Macro factors – The investment options and approaches discussed in Dividends Still Don’t Lie is a “bottoms up” process to stock selection and dividend stock portfolio management.

However, the book does cover how macro factors impact the implementation of the dividend value strategy.  For example, how economic conditions and the trend of the stock market should be considered.

Related: 5 high growth dividend stocks

What I Liked About Dividends Still Don’t Lie

Dividends Still Don’t lie is easy to read.  It is well-grounded in important dividend stock investing principles including:

  1. Screening for dividend stock quality
  2. Judging dividend stock valuation using the dividend yield theory
  3. The importance of determining one’s investment objectives
  4. How to construct and manage a dividend stock portfolio

Most emphasis is placed on points 1 and 2.

Where Dividends Still Don’t Lie Could Be Improved

I honestly can’t find much fault with the book.

As I read it, I initially thought it was short on actionable dividend investing tips to create dividend income.  But after pondering that for a day or two, that is just not the case.

For an ambitious do it yourself dividend stock investor, the dividend value strategy can be implemented.
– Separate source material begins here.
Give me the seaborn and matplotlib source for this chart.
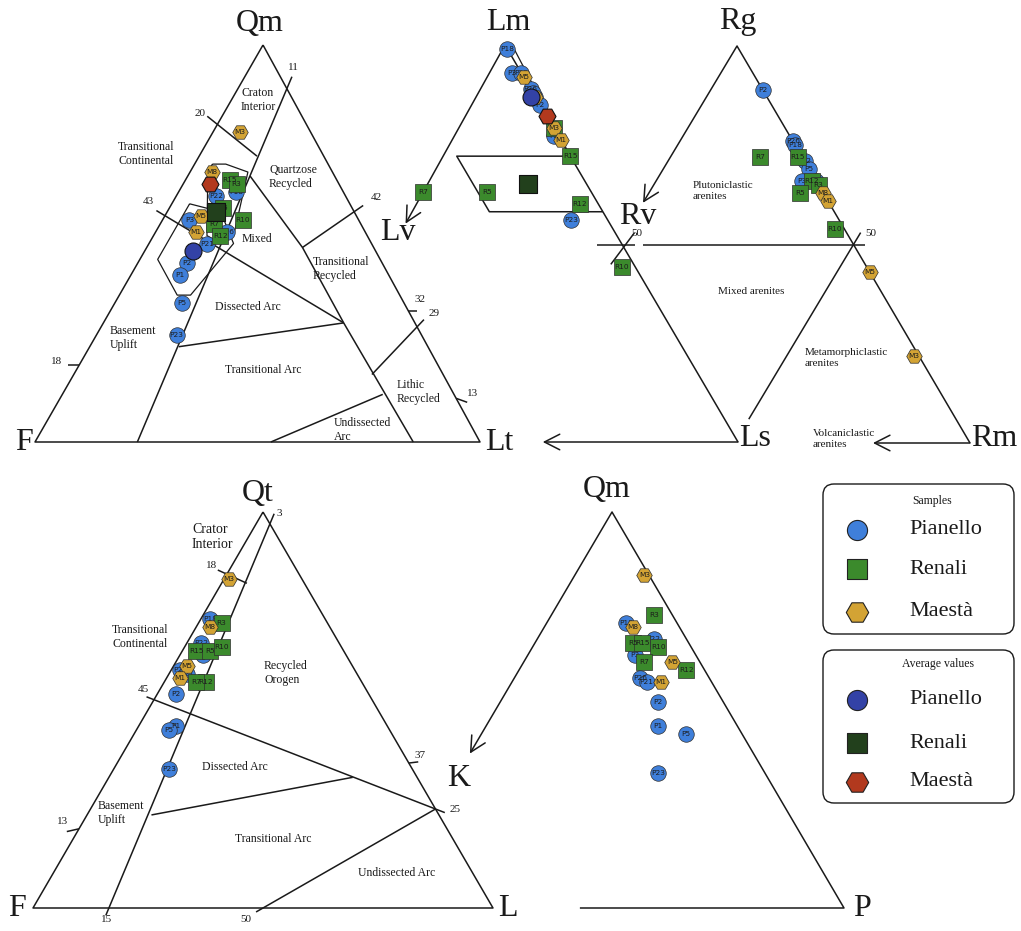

The criteria are detailed and explained in the chapters of Dividends Still Don’t Lie.   One could break it down then and use it to build and maintain a dividend stock portfolio.

Of course, that is what Investment Quality Trends does through their paid newsletter and asset management services.  Fortunately, I didn’t come away feeling like the book was a sales pitch for their services.  I would describe it as a passionate explanation of how they go about their business.

Who Could Benefit From Reading Dividends Still Don’t Lie

The beginning investor – Do you want to start investing in stocks?  Are you curious about dividend stock investing and want to know if it is right for you?

Then, this is an excellent foundation book if you want to learn about dividend investing and a very solid approach to go about it.

The intermediate dividend stock investor – You are sure to learning something new to add to your dividend investing toolkit.

The advanced dividend stock investor – Dividends Still Don’t Lie is an easy, enjoyable, and insightful read.  It will likely confirm some of your methods of identifying quality dividend stocks trading at reasonable valuations.

Related Articles About Dividend Stocks & Dividend Investing

I hope you enjoyed the Dividends Still Don’t Lie book review!

Disclosure & Disclaimer: I am not a licensed investment adviser, financial adviser, or tax professional. And I am not providing you with individual investment advice, financial guidance, or tax counsel. Furthermore, this website’s only purpose is information & entertainment. And we are not liable for any losses suffered by any party because of information published on this blog.

8 thoughts on “Dividends Still Don’t Lie Book Review”

  1. Hi Tom,

    Sounds like an interesting read! I consider myself more of a value than growth investor (and lean heavily towards dividend-paying stocks), so this seems in line with how I invest.


    • Hope you do. It’s pretty good. I have a few more book reviews coming if you are still looking for something to read. Tom

  2. Sounds like a good read, Tom.
    I was influenced many years ago by a book entitled ‘America’s Finest Companies Investment Plan’ by Bill Staton which recommended investing in companies that increased their EPS and/or dividend each year.
    I’ll plan to give Dividends Still Don’t Lie a look. Thanks for bringing it to my attention with your book review.